This is a poem, and commentary on the poem, by 16th century Spanish mystic John of the Cross. Everything you need to know about it is succinctly explained
here. It can also be read
online if you're interested (a different translation than the one I read, of course).
The way of perfection demands a surrender of personal will and pleasure for the sake of God. Some beginners, trapped by their own laziness, may trade in this perfection for the sweet satisfaction of their own spiritual urges, more interested in following their own will than in trying to discover the will of the divine.
Many find themselves wishing that God would only be aligned with their desires! It makes them sad to have to want what God wants. They have an aversion to adapting their will to God's. They may even have convinced themselves that if something does not please them and correspond with their will, then it must not be God's will, either, and that if they are satisfied, then God must be too.

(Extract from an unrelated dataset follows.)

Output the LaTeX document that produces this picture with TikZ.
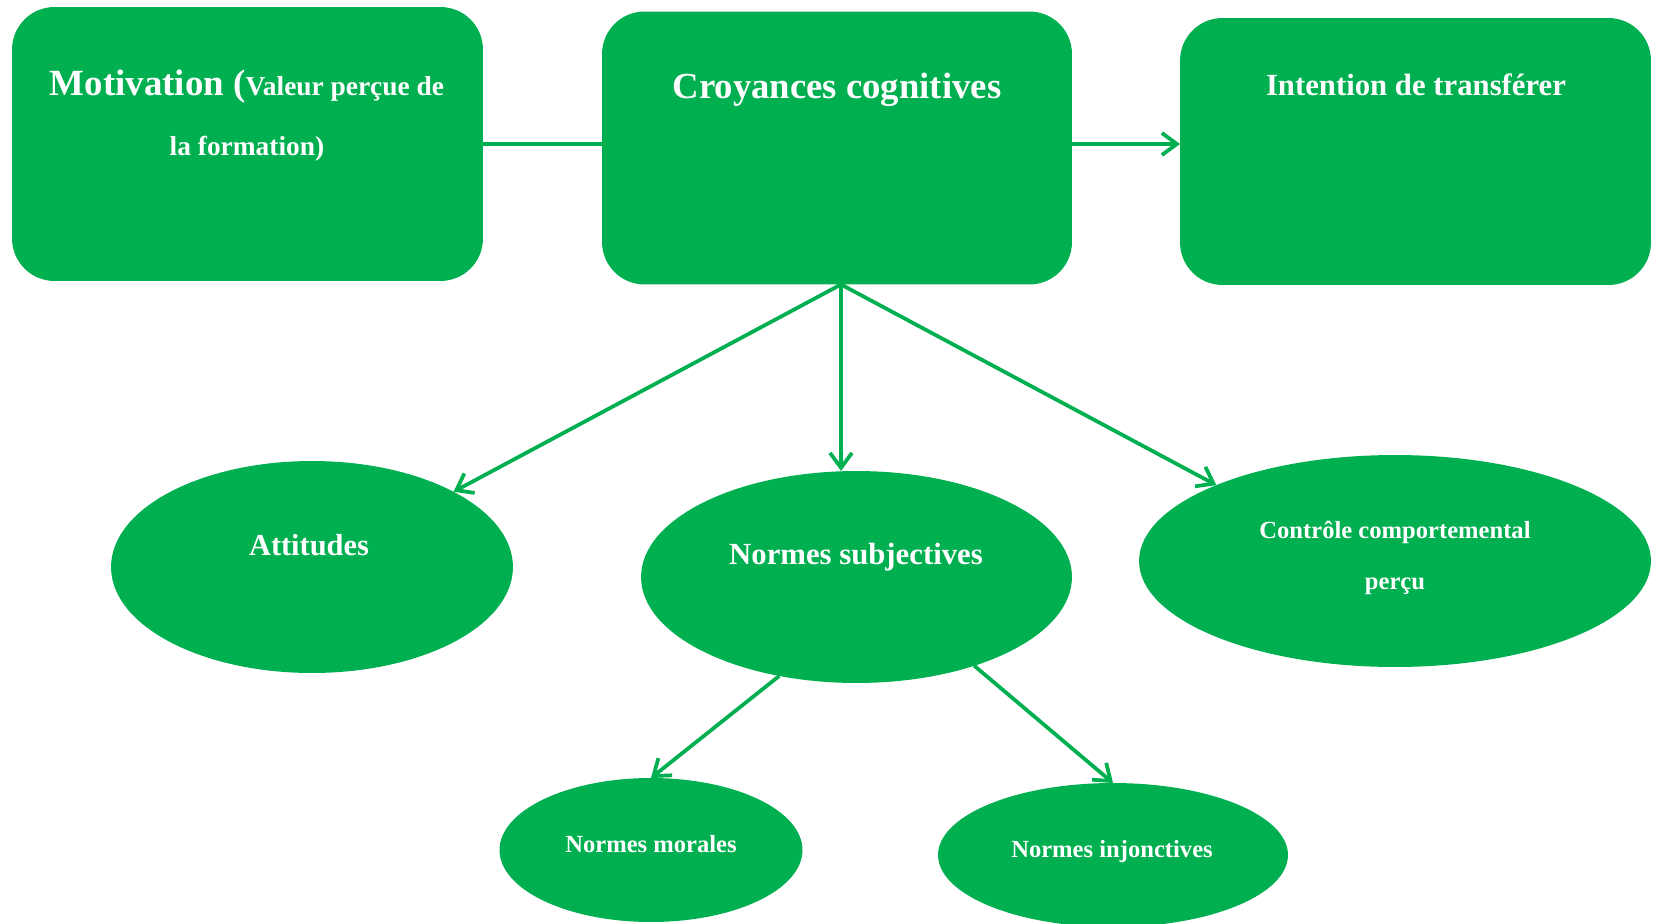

They measure God by themselves and not themselves by God.
This is not in harmony with the teachings of the Gospel which say: "He who loses his will for God shall gain it and he who desires to gain it shall lose it."
Beginners also become irritated when they are directed to do something that holds no pleasure for them. Obsessed by the tasty treats of the spiritual path, they lack the fortitude to engage in the labor demanded by the way of perfection. They resemble those raised in luxury who run away, sad, from everything difficult. The more truly spiritual something is, the more it bores them. Determined to walk the sacred path in accordance with their personal inclinations and the pleasure of their own will, it stirs great pain and resistance in them to embark on that narrow way which is the way of life.
Ouch, that sounds an awful lot like me! And yet I'm not sure this is as simple as it seems. Is the Christian life about abandoning your natural desires, or about channeling them in productive ways?